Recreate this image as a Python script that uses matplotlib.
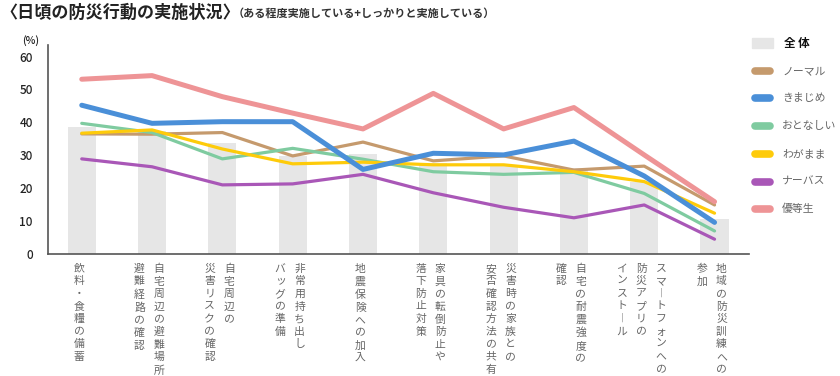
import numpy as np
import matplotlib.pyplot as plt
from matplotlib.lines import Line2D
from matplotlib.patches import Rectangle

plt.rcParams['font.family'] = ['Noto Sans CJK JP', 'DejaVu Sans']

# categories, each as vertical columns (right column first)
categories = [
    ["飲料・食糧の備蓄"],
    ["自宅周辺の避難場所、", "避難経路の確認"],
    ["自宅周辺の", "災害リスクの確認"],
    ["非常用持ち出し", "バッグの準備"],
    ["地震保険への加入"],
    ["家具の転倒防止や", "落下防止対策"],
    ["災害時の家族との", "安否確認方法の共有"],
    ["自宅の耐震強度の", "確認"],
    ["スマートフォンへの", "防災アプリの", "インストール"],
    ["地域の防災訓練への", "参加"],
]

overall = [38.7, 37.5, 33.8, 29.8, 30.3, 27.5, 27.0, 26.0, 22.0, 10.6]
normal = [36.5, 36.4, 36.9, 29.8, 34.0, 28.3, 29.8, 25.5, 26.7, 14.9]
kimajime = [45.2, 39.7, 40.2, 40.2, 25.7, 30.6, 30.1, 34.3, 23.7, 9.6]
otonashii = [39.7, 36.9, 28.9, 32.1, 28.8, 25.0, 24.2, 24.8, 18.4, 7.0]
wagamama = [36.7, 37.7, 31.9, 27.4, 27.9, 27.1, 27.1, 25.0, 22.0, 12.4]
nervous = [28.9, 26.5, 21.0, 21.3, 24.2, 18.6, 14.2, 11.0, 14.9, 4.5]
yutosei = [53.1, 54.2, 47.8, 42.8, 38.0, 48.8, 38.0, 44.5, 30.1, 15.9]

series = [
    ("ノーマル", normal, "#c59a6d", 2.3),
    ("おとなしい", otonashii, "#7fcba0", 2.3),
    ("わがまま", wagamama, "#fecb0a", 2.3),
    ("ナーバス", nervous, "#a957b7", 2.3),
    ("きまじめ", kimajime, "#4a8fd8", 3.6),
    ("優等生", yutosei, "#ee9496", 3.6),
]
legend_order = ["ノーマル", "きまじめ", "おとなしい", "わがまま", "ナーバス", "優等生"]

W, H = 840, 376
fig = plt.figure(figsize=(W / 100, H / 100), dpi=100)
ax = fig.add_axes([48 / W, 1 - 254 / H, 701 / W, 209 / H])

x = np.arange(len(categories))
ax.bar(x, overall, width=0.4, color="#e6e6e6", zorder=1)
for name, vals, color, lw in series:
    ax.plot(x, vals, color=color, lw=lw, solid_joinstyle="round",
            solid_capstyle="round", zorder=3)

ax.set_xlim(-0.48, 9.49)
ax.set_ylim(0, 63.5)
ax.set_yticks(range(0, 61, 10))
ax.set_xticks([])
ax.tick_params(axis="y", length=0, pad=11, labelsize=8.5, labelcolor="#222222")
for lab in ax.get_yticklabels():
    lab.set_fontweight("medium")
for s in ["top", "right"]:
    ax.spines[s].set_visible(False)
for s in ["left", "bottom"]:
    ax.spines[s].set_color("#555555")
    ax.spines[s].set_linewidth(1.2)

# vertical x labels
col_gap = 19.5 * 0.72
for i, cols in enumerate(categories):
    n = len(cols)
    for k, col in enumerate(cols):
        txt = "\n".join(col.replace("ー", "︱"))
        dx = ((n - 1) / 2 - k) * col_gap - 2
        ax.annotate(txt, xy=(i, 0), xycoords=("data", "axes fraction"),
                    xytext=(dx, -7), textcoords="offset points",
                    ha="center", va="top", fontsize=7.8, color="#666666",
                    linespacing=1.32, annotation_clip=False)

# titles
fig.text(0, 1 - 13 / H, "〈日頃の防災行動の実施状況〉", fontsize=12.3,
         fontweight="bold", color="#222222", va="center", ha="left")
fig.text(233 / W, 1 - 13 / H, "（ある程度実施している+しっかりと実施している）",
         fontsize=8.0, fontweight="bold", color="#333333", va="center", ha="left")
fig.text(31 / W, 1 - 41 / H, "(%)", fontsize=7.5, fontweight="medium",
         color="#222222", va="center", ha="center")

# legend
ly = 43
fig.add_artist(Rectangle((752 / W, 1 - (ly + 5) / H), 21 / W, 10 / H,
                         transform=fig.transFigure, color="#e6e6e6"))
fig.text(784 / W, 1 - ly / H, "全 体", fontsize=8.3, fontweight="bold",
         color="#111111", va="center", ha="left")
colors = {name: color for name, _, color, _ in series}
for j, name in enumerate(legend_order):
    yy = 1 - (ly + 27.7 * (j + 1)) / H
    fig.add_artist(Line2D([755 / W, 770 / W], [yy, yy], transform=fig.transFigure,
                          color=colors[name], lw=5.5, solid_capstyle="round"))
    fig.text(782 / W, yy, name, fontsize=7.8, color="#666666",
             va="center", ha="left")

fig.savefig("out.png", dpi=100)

######

# [What the exercise asks]
Write out the listing word for word, omitting the pictures it holds.

# [Response to this exercise]
Recreate this image as a Python script that uses matplotlib.
import numpy as np
import matplotlib.pyplot as plt
from matplotlib.lines import Line2D
from matplotlib.patches import Rectangle

plt.rcParams['font.family'] = ['Noto Sans CJK JP', 'DejaVu Sans']

# categories, each as vertical columns (right column first)
categories = [
    ["飲料・食糧の備蓄"],
    ["自宅周辺の避難場所、", "避難経路の確認"],
    ["自宅周辺の", "災害リスクの確認"],
    ["非常用持ち出し", "バッグの準備"],
    ["地震保険への加入"],
    ["家具の転倒防止や", "落下防止対策"],
    ["災害時の家族との", "安否確認方法の共有"],
    ["自宅の耐震強度の", "確認"],
    ["スマートフォンへの", "防災アプリの", "インストール"],
    ["地域の防災訓練への", "参加"],
]

overall = [38.7, 37.5, 33.8, 29.8, 30.3, 27.5, 27.0, 26.0, 22.0, 10.6]
normal = [36.5, 36.4, 36.9, 29.8, 34.0, 28.3, 29.8, 25.5, 26.7, 14.9]
kimajime = [45.2, 39.7, 40.2, 40.2, 25.7, 30.6, 30.1, 34.3, 23.7, 9.6]
otonashii = [39.7, 36.9, 28.9, 32.1, 28.8, 25.0, 24.2, 24.8, 18.4, 7.0]
wagamama = [36.7, 37.7, 31.9, 27.4, 27.9, 27.1, 27.1, 25.0, 22.0, 12.4]
nervous = [28.9, 26.5, 21.0, 21.3, 24.2, 18.6, 14.2, 11.0, 14.9, 4.5]
yutosei = [53.1, 54.2, 47.8, 42.8, 38.0, 48.8, 38.0, 44.5, 30.1, 15.9]

series = [
    ("ノーマル", normal, "#c59a6d", 2.3),
    ("おとなしい", otonashii, "#7fcba0", 2.3),
    ("わがまま", wagamama, "#fecb0a", 2.3),
    ("ナーバス", nervous, "#a957b7", 2.3),
    ("きまじめ", kimajime, "#4a8fd8", 3.6),
    ("優等生", yutosei, "#ee9496", 3.6),
]
legend_order = ["ノーマル", "きまじめ", "おとなしい", "わがまま", "ナーバス", "優等生"]

W, H = 840, 376
fig = plt.figure(figsize=(W / 100, H / 100), dpi=100)
ax = fig.add_axes([48 / W, 1 - 254 / H, 701 / W, 209 / H])

x = np.arange(len(categories))
ax.bar(x, overall, width=0.4, color="#e6e6e6", zorder=1)
for name, vals, color, lw in series:
    ax.plot(x, vals, color=color, lw=lw, solid_joinstyle="round",
            solid_capstyle="round", zorder=3)

ax.set_xlim(-0.48, 9.49)
ax.set_ylim(0, 63.5)
ax.set_yticks(range(0, 61, 10))
ax.set_xticks([])
ax.tick_params(axis="y", length=0, pad=11, labelsize=8.5, labelcolor="#222222")
for lab in ax.get_yticklabels():
    lab.set_fontweight("medium")
for s in ["top", "right"]:
    ax.spines[s].set_visible(False)
for s in ["left", "bottom"]:
    ax.spines[s].set_color("#555555")
    ax.spines[s].set_linewidth(1.2)

# vertical x labels
col_gap = 19.5 * 0.72
for i, cols in enumerate(categories):
    n = len(cols)
    for k, col in enumerate(cols):
        txt = "\n".join(col.replace("ー", "︱"))
        dx = ((n - 1) / 2 - k) * col_gap - 2
        ax.annotate(txt, xy=(i, 0), xycoords=("data", "axes fraction"),
                    xytext=(dx, -7), textcoords="offset points",
                    ha="center", va="top", fontsize=7.8, color="#666666",
                    linespacing=1.32, annotation_clip=False)

# titles
fig.text(0, 1 - 13 / H, "〈日頃の防災行動の実施状況〉", fontsize=12.3,
         fontweight="bold", color="#222222", va="center", ha="left")
fig.text(233 / W, 1 - 13 / H, "（ある程度実施している+しっかりと実施している）",
         fontsize=8.0, fontweight="bold", color="#333333", va="center", ha="left")
fig.text(31 / W, 1 - 41 / H, "(%)", fontsize=7.5, fontweight="medium",
         color="#222222", va="center", ha="center")

# legend
ly = 43
fig.add_artist(Rectangle((752 / W, 1 - (ly + 5) / H), 21 / W, 10 / H,
                         transform=fig.transFigure, color="#e6e6e6"))
fig.text(784 / W, 1 - ly / H, "全 体", fontsize=8.3, fontweight="bold",
         color="#111111", va="center", ha="left")
colors = {name: color for name, _, color, _ in series}
for j, name in enumerate(legend_order):
    yy = 1 - (ly + 27.7 * (j + 1)) / H
    fig.add_artist(Line2D([755 / W, 770 / W], [yy, yy], transform=fig.transFigure,
                          color=colors[name], lw=5.5, solid_capstyle="round"))
    fig.text(782 / W, yy, name, fontsize=7.8, color="#666666",
             va="center", ha="left")

fig.savefig("out.png", dpi=100)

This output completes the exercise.